I don't know. I don't even know where to start with this. It's not that she doesn't have friends who look like her. I can't imagine she wonders if people are embarrassed of her dark skinned friends. We have more friends who have dark kids than we do friends with light kids. It's not that she doesn't see many, many other families that look just like ours.

A part of me wonders if what she was really saying was not about race or ethnicity, but more about Jameson herself.

"Are you embarrassed to be with me?"

She has such an innate sense of inferiority. I see it all the time. I see it in her nervousness to answer questions in school. I see it in her constant need for approval from everyone. Her performance anxiety follows her everywhere. I hear it in her apology for every thing she does.

Today I heard her asking the Magic 8 Ball, "Am I special?"

She comes from a country where, let's be honest, women and especially little girls, are not seen as having a lot to offer. She has lived in superstar brother Josh's shadow her whole life. Before they came home, when people who had met them would talk about them, it was always about him. Never about her. It's like she was invisible.

And to be perfectly honest, a part of me wonders if she doesn't say and do things like that with the right people just to get the attention she so desires. I notice when she's with other maternal figures, she often does things to "cling" on to them.

If I'm talking with friends, Jameson won't leave the room to play with the other kids. She often asks friends mothers to do things for her that she can very well do on her own. The mom she said this to is one of the moms she really clings on.

I know.

It screams attachment disorder. And perhaps it is. I researched some on anxiety and attachment disorder and she seems to meet a lot of the criteria. I just kept thinking *hoping* it would get better.
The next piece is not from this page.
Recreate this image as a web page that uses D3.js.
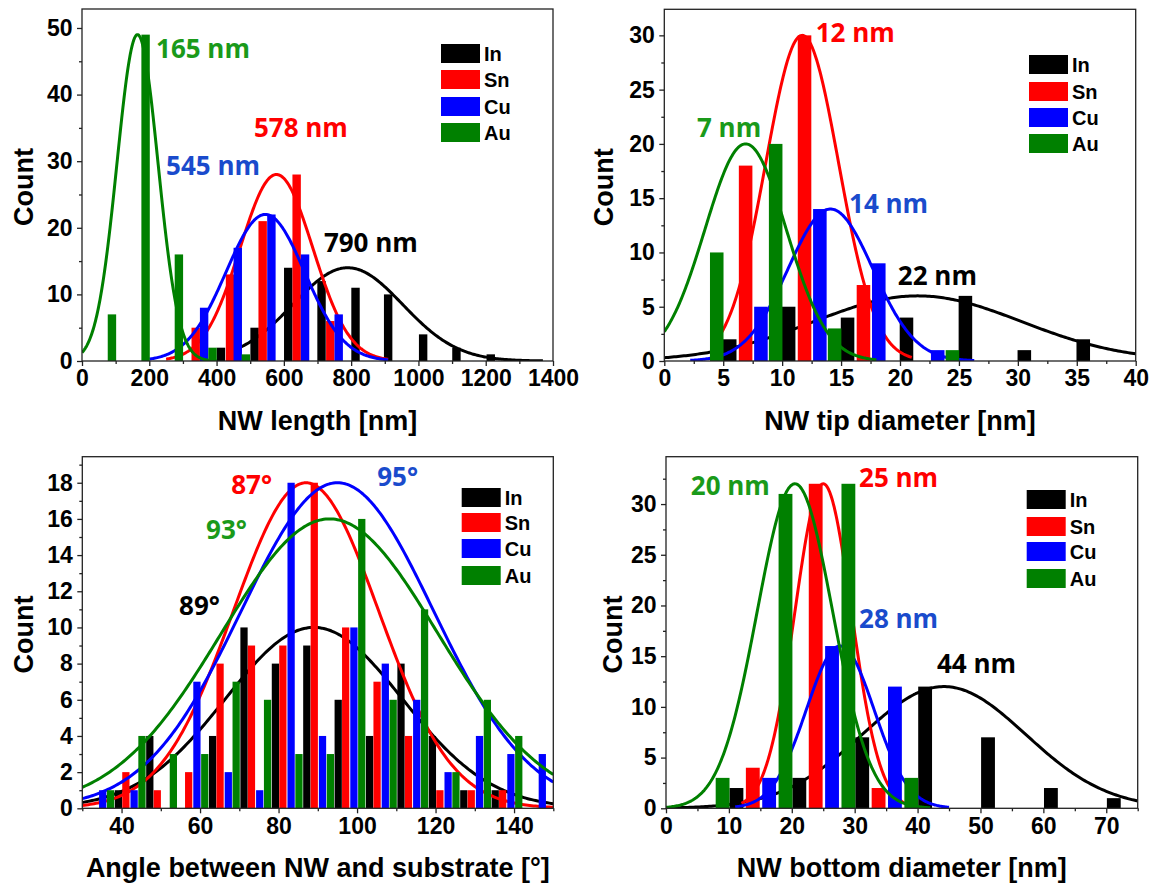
<!DOCTYPE html>
<html><head><meta charset="utf-8">
<script src="https://cdn.jsdelivr.net/npm/d3@7"></script>
<style>
body{margin:0;background:#fff;}
svg{display:block;}
text{font-family:"Liberation Sans",Arial,sans-serif;font-weight:bold;fill:#000;}
.ann{font-family:"Open Sans",Lato,sans-serif;font-weight:bold;font-size:26px;}
</style></head><body>
<svg id="c" width="1153" height="888"></svg>
<script>
// ---------- common ----------
const seriesNames = ["In","Sn","Cu","Au"];
const seriesColors = ["#000000","#ff0000","#0000ff","#008000"];
const labelColors = ["#000000","#ff0000","#1a4bcc","#1a9a1a"];

// ---------- Panel A: NW length ----------
const lenInX = [413,513,613,712,813,910,1014,1113,1215];
const lenInY = [2,5,14,12,11,10,4,2,1];
const lenSnX = [338,440,537,638,738];
const lenSnY = [5,13,21,28,6];
const lenCuX = [363,463,563,663,763];
const lenCuY = [8,17,22,16,7];
const lenAuX = [89,189,288,388,487];
const lenAuY = [7,49,16,2,1];
// gaussian fits: centre, width (sigma), peak, from, to  (order In, Sn, Cu, Au)
const lenFitCentre = [790,578,545,165];
const lenFitSigma = [163,108,117,61];
const lenFitPeak = [14,28,22,49];
const lenFitFrom = [450,250,200,0];
const lenFitTo = [1370,910,910,400];
const lenLabels = ["790 nm","578 nm","545 nm","165 nm"];
const lenLabelAt = [[722,16.4],[514,33.6],[253,27.9],[223,45.5]];
const lenXTicks = [0,200,400,600,800,1000,1200,1400];
const lenYTicks = [0,10,20,30,40,50];

// ---------- Panel B: NW tip diameter ----------
const tipInX = [5.55,10.55,15.55,20.55,25.55,30.55,35.55];
const tipInY = [2,5,4,4,6,1,2];
const tipSnX = [6.9,11.9,16.9];
const tipSnY = [18,30,7];
const tipCuX = [8.2,13.2,18.2,23.2];
const tipCuY = [5,14,9,1];
const tipAuX = [4.45,9.45,14.45,24.45];
const tipAuY = [10,20,3,1];
const tipFitCentre = [21.5,11.7,14.1,6.9];
const tipFitSigma = [8.8,3.1,3.6,3.45];
const tipFitPeak = [6,30,14,20];
const tipFitFrom = [0,4,2.2,0];
const tipFitTo = [40,21,26.3,18];
const tipLabels = ["22 nm","12 nm","14 nm","7 nm"];
const tipLabelAt = [[19.9,7.0],[12.93,29.4],[15.76,13.6],[2.86,20.6]];
const tipXTicks = [0,5,10,15,20,25,30,35,40];
const tipYTicks = [0,5,10,15,20,25,30];

// ---------- Panel C: angle ----------
const angInX = [39.2,47.2,63.2,71.2,79.2,87.2,95.2,103.2,111.2,119.2,127.2,135.2];
const angInY = [1,4,4,10,8,9,6,4,8,4,1,1];
const angSnX = [41.1,49.1,57.1,65.1,73.1,81.1,89.1,97.1,105.1,113.1,121.1,129.1,137.1];
const angSnY = [2,1,2,8,9,9,18,10,7,4,1,1,1];
const angCuX = [35.2,43.2,59.2,67.2,75.2,83.2,91.2,99.2,107.2,115.2,123.2,131.2,139.2,147.2];
const angCuY = [1,1,7,2,1,18,4,10,8,6,2,4,3,3];
const angAuX = [37.2,45.2,53.2,61.2,69.2,77.2,85.2,93.2,101.2,109.2,117.2,125.2,133.2,141.2];
const angAuY = [1,4,3,3,7,6,3,3,16,6,11,2,6,4];
const angFitCentre = [89,87,95,93];
const angFitSigma = [22.5,18.5,24.5,27.5];
const angFitPeak = [10,18,18,16];
const angFitFrom = [30,30,30,30];
const angFitTo = [150,150,150,150];
const angLabels = ["89°","87°","95°","93°"];
const angLabelAt = [[54.9,10.7],[68.2,17.4],[105.4,17.8],[61.8,14.9]];
const angXTicks = [40,60,80,100,120,140];
const angYTicks = [0,2,4,6,8,10,12,14,16,18];

// ---------- Panel D: NW bottom diameter ----------
const botInX = [11.2,21.2,31.2,41.2,51.2,61.2,71.2];
const botInY = [2,3,7,12,7,2,1];
const botSnX = [13.8,23.8,33.8];
const botSnY = [4,32,2];
const botCuX = [16.4,26.4,36.4];
const botCuY = [3,16,12];
const botAuX = [9,19,29,39];
const botAuY = [3,31,32,3];
const botFitCentre = [44.2,25,27.7,20.5];
const botFitSigma = [13,4.5,5.4,6];
const botFitPeak = [12,32,16,32];
const botFitFrom = [0,12,11,0];
const botFitTo = [75,38,45,42];
const botLabels = ["44 nm","25 nm","28 nm","20 nm"];
const botLabelAt = [[43.25,13.3],[30.85,31.7],[30.85,17.8],[4.1,30.9]];
const botXTicks = [0,10,20,30,40,50,60,70];
const botYTicks = [0,5,10,15,20,25,30];

// ---------- layout ----------
const panels = [
  {box:{l:82,r:553,t:9,b:361}, xDom:[0,1400], yDom:[0,52.85], xMinorStep:100, yMinorStep:5, barW:25,
   xs:[lenInX,lenSnX,lenCuX,lenAuX], ys:[lenInY,lenSnY,lenCuY,lenAuY],
   fc:lenFitCentre, fs:lenFitSigma, fp:lenFitPeak, ff:lenFitFrom, ft:lenFitTo,
   labels:lenLabels, labelAt:lenLabelAt, xt:lenXTicks, yt:lenYTicks,
   title:"NW length [nm]", countX:33, legX:441, legY:[44,70,97,123]},
  {box:{l:664.3,r:1135.7,t:9.3,b:361}, xDom:[0,40], yDom:[0,32.4], xMinorStep:2.5, yMinorStep:2.5, barW:1.15,
   xs:[tipInX,tipSnX,tipCuX,tipAuX], ys:[tipInY,tipSnY,tipCuY,tipAuY],
   fc:tipFitCentre, fs:tipFitSigma, fp:tipFitPeak, ff:tipFitFrom, ft:tipFitTo,
   labels:tipLabels, labelAt:tipLabelAt, xt:tipXTicks, yt:tipYTicks,
   title:"NW tip diameter [nm]", countX:613, legX:1029, legY:[55,82,108,134]},
  {box:{l:82.3,r:553.3,t:456.7,b:808.3}, xDom:[30,150], yDom:[0,19.44], xMinorStep:10, yMinorStep:1, barW:1.85,
   xs:[angInX,angSnX,angCuX,angAuX], ys:[angInY,angSnY,angCuY,angAuY],
   fc:angFitCentre, fs:angFitSigma, fp:angFitPeak, ff:angFitFrom, ft:angFitTo,
   labels:angLabels, labelAt:angLabelAt, xt:angXTicks, yt:angYTicks,
   title:"Angle between NW and substrate [°]", countX:33, legX:461.7, legY:[488,513,539,566]},
  {box:{l:666,r:1137.7,t:456.7,b:808.3}, xDom:[0,75], yDom:[0,34.67], xMinorStep:5, yMinorStep:2.5, barW:2.2,
   xs:[botInX,botSnX,botCuX,botAuX], ys:[botInY,botSnY,botCuY,botAuY],
   fc:botFitCentre, fs:botFitSigma, fp:botFitPeak, ff:botFitFrom, ft:botFitTo,
   labels:botLabels, labelAt:botLabelAt, xt:botXTicks, yt:botYTicks,
   title:"NW bottom diameter [nm]", countX:622, legX:1026.7, legY:[490,517,542,569]}
];

const svg = d3.select("#c");
svg.append("rect").attr("width",1153).attr("height",888).attr("fill","#fff");

function minorTicks(dom, step, major){
  const out = [];
  for (let v = Math.ceil(dom[0]/step)*step; v <= dom[1]+1e-9; v += step){
    if (!major.some(m => Math.abs(m-v) < 1e-9)) out.push(+v.toFixed(4));
  }
  return out;
}
const fmt = d3.format("d");

panels.forEach((p, pi) => {
  const x = d3.scaleLinear().domain(p.xDom).range([p.box.l, p.box.r]);
  const y = d3.scaleLinear().domain(p.yDom).range([p.box.b, p.box.t]);
  const g = svg.append("g");
  const clipId = "clip" + pi;
  svg.append("clipPath").attr("id", clipId).append("rect")
    .attr("x", p.box.l).attr("y", p.box.t)
    .attr("width", p.box.r - p.box.l).attr("height", p.box.b - p.box.t);
  const plot = g.append("g").attr("clip-path", `url(#${clipId})`);
  const bw = x(p.xDom[0] + p.barW) - x(p.xDom[0]);

  seriesNames.forEach((name, si) => {
    const bars = p.xs[si].map((v, j) => ({x: v, c: p.ys[si][j]}));
    plot.append("g").selectAll("rect").data(bars).join("rect")
      .attr("x", d => x(d.x) - bw/2)
      .attr("width", bw)
      .attr("y", d => y(d.c))
      .attr("height", d => y(0) - y(d.c))
      .attr("fill", seriesColors[si]);
    const mu = p.fc[si], s = p.fs[si], a = p.fp[si];
    const n = 240;
    const pts = d3.range(n + 1).map(k => {
      const v = p.ff[si] + (p.ft[si] - p.ff[si]) * k / n;
      return [v, a * Math.exp(-(v - mu) * (v - mu) / (2 * s * s))];
    });
    plot.append("path").datum(pts)
      .attr("d", d3.line().x(d => x(d[0])).y(d => y(d[1])))
      .attr("fill", "none").attr("stroke", seriesColors[si])
      .attr("stroke-width", 3).attr("stroke-linejoin", "round");
  });

  // axes
  const xAx = g.append("g").attr("transform", `translate(0,${p.box.b})`)
    .call(d3.axisBottom(x).tickValues(p.xt).tickFormat(fmt).tickSize(5).tickPadding(4));
  const xMin = g.append("g").attr("transform", `translate(0,${p.box.b})`)
    .call(d3.axisBottom(x).tickValues(minorTicks(p.xDom, p.xMinorStep, p.xt)).tickSize(3).tickFormat(""));
  const yAx = g.append("g").attr("transform", `translate(${p.box.l},0)`)
    .call(d3.axisLeft(y).tickValues(p.yt).tickFormat(fmt).tickSize(5).tickPadding(4.5));
  const yMin = g.append("g").attr("transform", `translate(${p.box.l},0)`)
    .call(d3.axisLeft(y).tickValues(minorTicks(p.yDom, p.yMinorStep, p.yt)).tickSize(3).tickFormat(""));
  [xAx, xMin, yAx, yMin].forEach(a => {
    a.select(".domain").remove();
    a.selectAll("line").attr("stroke", "#222").attr("stroke-width", 1.3);
    a.selectAll("text").attr("font-size", 23).attr("font-family", "Liberation Sans, Arial, sans-serif")
      .attr("font-weight", "bold").attr("fill", "#000");
  });

  // frame
  g.append("rect").attr("x", p.box.l).attr("y", p.box.t)
    .attr("width", p.box.r - p.box.l).attr("height", p.box.b - p.box.t)
    .attr("fill", "none").attr("stroke", "#222").attr("stroke-width", 1.3);

  // titles
  g.append("text").attr("x", (p.box.l + p.box.r) / 2).attr("y", p.box.b + 69)
    .attr("text-anchor", "middle").attr("font-size", 27).text(p.title);
  g.append("text").attr("transform", `translate(${p.countX},${(p.box.t + p.box.b) / 2 + 2}) rotate(-90)`)
    .attr("text-anchor", "middle").attr("font-size", 27).text("Count");

  // legend
  seriesNames.forEach((name, si) => {
    g.append("rect").attr("x", p.legX).attr("y", p.legY[si]).attr("width", 39).attr("height", 19)
      .attr("fill", seriesColors[si]);
    g.append("text").attr("x", p.legX + 43).attr("y", p.legY[si] + 16.5)
      .attr("font-size", 20).text(name);
  });

  // fit centre labels
  p.labels.forEach((t, si) => {
    g.append("text").attr("class", "ann")
      .attr("x", x(p.labelAt[si][0]) - 1).attr("y", y(p.labelAt[si][1]))
      .style("fill", labelColors[si]).text(t);
  });
});
</script>
</body></html>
She doesn't seek others attention to avoid contact with me. Believe me, she's just as attention seeking with me. She knows who her caregivers are, yet it seems as though she never can get enough attention.

And I know it's about her. It's 100% about her, but it also becomes exhausting to attempt to make up for all of her inner issues.
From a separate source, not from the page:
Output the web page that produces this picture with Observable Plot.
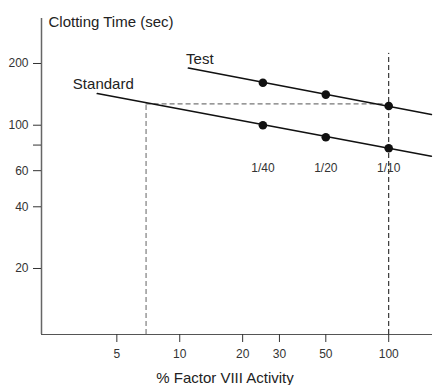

It's not pretty. I admit it. It's becoming my own issue. My own parenting inferiority.

So what do I do?

Call Oprah and ask for advice on how to raise a secure African-American girl? Maybe I could get on her show...

What would you do?

And which scenario is worse?

The fact that she believes herself to be inferior because of her race?

OR

The fact that she would say something like that just to get more attention from a mother who isn't hers?

For the first time ever, I questioned whether I had done the right thing... bringing children of a different color into our family. Not so much our family, but rather into this very Caucasian area of the country.

I will be honest, I never thought much about it. I exaggerate. I thought about it. I just thought it would be something that enough love and enough reassuring would make up for it.

Did I just admit that?

I guess I had so much love to give, that I assumed we'd all be singing kumbaya around a campfire somewhere not noticing that we were all different colors. Color was never an issue to me, therefore I wrongly assumed color wouldn't be an issue to them. I'm so afraid I made a crucial miscalculation in the importance of what is means to be black. What it means to "fit" in and be a part of the black community.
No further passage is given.